Sharri's commitment is to education, and she has been a successful home educator for many years. Her stories are wonderfully entertaining and link directly in to the lives of modern children. The stories are told in a dynamic style with a diverse range of voice characterisations that grab her audiences.

the dancing leaf dream factory

Sharri McGarry - An insight

I have been writing stories for as long as I can remember. I was the fifth of six children and we lived in a rambling four-storey town house. It was a magical house, with rooms beyond number, cupboards to hide in, a spooky cellar and of course older children’s STUFF to nosy around! Of two things I could be certain - my mother could always be found in the kitchen, and my father was a typewriter. I would get home from school and the click-clack would be coming from behind a locked door and I would say “What’s that?” and my mother would say “Oh – that’s your father.”!

I soon recognised his name on the books that took pride of place on our living room book-shelf, though it took me longer to figure out that he also wrote under pseudonyms. And I have never been able to brandish a book by Julie Bonner and say with any degree of aplomb “My father wrote this!”
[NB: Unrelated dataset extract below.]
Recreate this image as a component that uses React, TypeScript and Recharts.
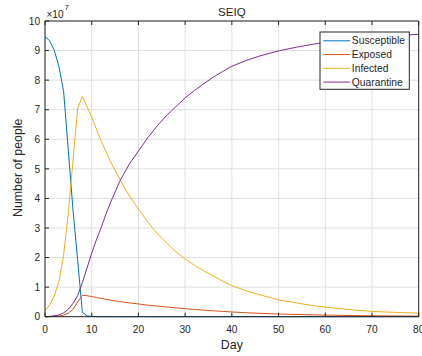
import React from 'react';
import { LineChart, Line, XAxis, YAxis, CartesianGrid } from 'recharts';

// Day samples
const days = [0, 1, 2, 3, 4, 5, 6, 7, 8, 9, 10, 11, 12, 13, 14, 16, 18, 20, 22, 24, 26, 28, 30, 32, 34, 36, 38, 40, 43, 46, 50, 54, 58, 62, 66, 70, 75, 80];
// Values in units of 1e7 people
const susceptible = [9.47, 9.33, 9.0, 8.45, 7.6, 5.6, 3.6, 1.9, 0.15, 0.03, 0.01, 0, 0, 0, 0, 0, 0, 0, 0, 0, 0, 0, 0, 0, 0, 0, 0, 0, 0, 0, 0, 0, 0, 0, 0, 0, 0, 0];
const exposed = [0, 0.002, 0.01, 0.02, 0.05, 0.12, 0.25, 0.5, 0.72, 0.71, 0.68, 0.65, 0.62, 0.59, 0.56, 0.51, 0.47, 0.43, 0.39, 0.36, 0.33, 0.3, 0.27, 0.245, 0.22, 0.2, 0.18, 0.16, 0.135, 0.115, 0.09, 0.075, 0.06, 0.048, 0.04, 0.032, 0.025, 0.02];
const infected = [0.2, 0.4, 0.7, 1.2, 2.1, 3.5, 5.3, 7.05, 7.45, 7.1, 6.75, 6.35, 5.95, 5.6, 5.25, 4.65, 4.1, 3.65, 3.2, 2.82, 2.5, 2.2, 1.95, 1.74, 1.55, 1.38, 1.21, 1.05, 0.88, 0.74, 0.57, 0.46, 0.36, 0.29, 0.23, 0.18, 0.145, 0.12];
const quarantine = [0, 0.01, 0.03, 0.06, 0.13, 0.25, 0.45, 0.72, 1.15, 1.65, 2.15, 2.6, 3.0, 3.45, 3.85, 4.58, 5.15, 5.6, 6.05, 6.45, 6.8, 7.1, 7.4, 7.65, 7.88, 8.1, 8.29, 8.47, 8.66, 8.82, 8.99, 9.12, 9.23, 9.32, 9.39, 9.45, 9.51, 9.55];

const xTicks = [0, 10, 20, 30, 40, 50, 60, 70, 80];
const yTicks = [0, 1, 2, 3, 4, 5, 6, 7, 8, 9, 10];

const seriesNames = ['Susceptible', 'Exposed', 'Infected', 'Quarantine'];
const seriesKeys = ['S', 'E', 'I', 'Q'];
const seriesColors = ['#0072BD', '#D95319', '#EDB120', '#7E2F8E'];

const data = days.map((d, i) => ({
  day: d,
  S: susceptible[i],
  E: exposed[i],
  I: infected[i],
  Q: quarantine[i],
}));

const FONT = '"Liberation Sans", Arial, Helvetica, sans-serif';
const AX = '#262626';
const W = 422;
const H = 356;
const PL = 45;
const PR = 418.7;
const PT = 21;
const PB = 316.7;
const TL = 4; // inward tick length

const BottomTick = (p: any) => (
  <g>
    <line x1={p.x} x2={p.x} y1={p.y} y2={p.y - TL} stroke={AX} strokeWidth={1} />
    <text x={p.x} y={p.y + 16.4} textAnchor="middle" fontSize={10.2} fill={AX} fontFamily={FONT}>
      {p.payload.value}
    </text>
  </g>
);
const TopTick = (p: any) => (
  <line x1={p.x} x2={p.x} y1={p.y} y2={p.y + TL} stroke={AX} strokeWidth={1} />
);
const LeftTick = (p: any) => (
  <g>
    <line x1={p.x} x2={p.x + TL} y1={p.y} y2={p.y} stroke={AX} strokeWidth={1} />
    <text x={p.x - 4.8} y={p.y + 3.7} textAnchor="end" fontSize={10.2} fill={AX} fontFamily={FONT}>
      {p.payload.value}
    </text>
  </g>
);
const RightTick = (p: any) => (
  <line x1={p.x} x2={p.x - TL} y1={p.y} y2={p.y} stroke={AX} strokeWidth={1} />
);

export default function App() {
  const yLabelY = 167.8;
  return (
    <div style={{ position: 'absolute', left: 0, top: 0, width: W, height: H, background: '#fff', fontFamily: FONT }}>
      <div style={{ position: 'absolute', left: 0, top: 0 }}>
        <LineChart width={W} height={H} data={data} margin={{ top: 0, right: 0, bottom: 0, left: 0 }}>
          <CartesianGrid stroke="#dfdfdf" strokeWidth={1} />
          <XAxis
            dataKey="day"
            type="number"
            domain={[0, 80]}
            ticks={xTicks}
            interval={0}
            height={H - PB}
            tickSize={0}
            tickMargin={0}
            tick={BottomTick}
            tickLine={false}
            axisLine={{ stroke: AX }}
          />
          <XAxis
            xAxisId="top"
            orientation="top"
            dataKey="day"
            type="number"
            domain={[0, 80]}
            ticks={xTicks}
            interval={0}
            height={PT}
            tickSize={0}
            tickMargin={0}
            tick={TopTick}
            tickLine={false}
            axisLine={{ stroke: AX }}
          />
          <YAxis
            type="number"
            domain={[0, 10]}
            ticks={yTicks}
            interval={0}
            width={PL}
            tickSize={0}
            tickMargin={0}
            tick={LeftTick}
            tickLine={false}
            axisLine={{ stroke: AX }}
          />
          <YAxis
            yAxisId="right"
            orientation="right"
            type="number"
            domain={[0, 10]}
            ticks={yTicks}
            interval={0}
            width={W - PR}
            tickSize={0}
            tickMargin={0}
            tick={RightTick}
            tickLine={false}
            axisLine={{ stroke: AX }}
          />
          {seriesKeys.map((k, i) => (
            <Line
              key={k}
              dataKey={k}
              name={seriesNames[i]}
              type="linear"
              stroke={seriesColors[i]}
              strokeWidth={1}
              dot={false}
              activeDot={false}
              isAnimationActive={false}
            />
          ))}
        </LineChart>
      </div>
      <svg
        width={W}
        height={H}
        style={{ position: 'absolute', left: 0, top: 0, pointerEvents: 'none', fontFamily: FONT }}
      >
        <text x={(PL + PR) / 2} y={15.7} textAnchor="middle" fontSize={11.5} fill={AX}>
          SEIQ
        </text>
        <text x={46.5} y={18.2} fontSize={10} fill={AX}>
          ×10
        </text>
        <text x={64.5} y={10} fontSize={8} fill={AX}>
          7
        </text>
        <text x={(PL + PR) / 2} y={349.3} textAnchor="middle" fontSize={12.4} fill={AX}>
          Day
        </text>
        <text
          x={22.3}
          y={yLabelY}
          textAnchor="middle"
          fontSize={12.4}
          fill={AX}
          transform={`rotate(-90 22.3 ${yLabelY})`}
        >
          Number of people
        </text>
        <g>
          <rect x={320} y={32} width={89.3} height={57.3} fill="#fff" stroke={AX} strokeWidth={1} />
          {seriesNames.map((n, i) => {
            const cy = 40.8 + i * 13.75;
            return (
              <g key={n}>
                <line x1={323.3} x2={350} y1={cy} y2={cy} stroke={seriesColors[i]} strokeWidth={1} />
                <text x={351.8} y={cy + 3.6} fontSize={10.3} fill={AX}>
                  {n}
                </text>
              </g>
            );
          })}
        </g>
      </svg>
    </div>
  );
}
My own need to write soon made itself clear by the rising pile of exercise books next to the bed I shared with my youngest brother. I would write down the stories I made up for him before we went to sleep – stories of Other Worlds that we could reach by twisting the buttons on our headboard. More books were stored in my den – a tiny under-the-stairs cubby hole where light streamed in the bottom half of a glorious stained glass window.

 

My mother was Irish and my father’s roots lay in Ireland, so every year we would pack ourselves into a red and white minibus called Willoughby and travel across the Irish Sea to spend a month in Donegal. We ran barefoot over the springy heather with my cousins during the day and in the evening sit at the feet of the old ones in a smoky room, where tales of faeries and demons took the place of the modern television.

As a consequence of these experiences, when I write my stories, I write them as a means of passing on a story – in a storytelling style.


...

Sharri McGarry has created a cutting-edge setting for storytelling. It is no surprise when you think of the warm and creative family background that she has grown up with. From skilled musicians and artists, to writers like her father, who wrote many titles among those including the 'THUNDERBIRDS' and 'Man from U.N.C.L.E.' adventure annuals!

On occasion Sharri also makes radio appearances discussing these interesting topics and giving us samples of her sublime story telling.

 

The teller of stories has a sacred trust – a power to entertain, to inspire, to share emotions, to educate. A good storyteller can calm a child's mind, can open a portal of imagination and possibilities, can educate in a picture format.

Fairy tales and folk tales have, of course, a part to play in children's education. However, I have chosen to update these tales, to create stories that speak to the child of today in a way that the old stories can not now do, to provide stories that my children prefer.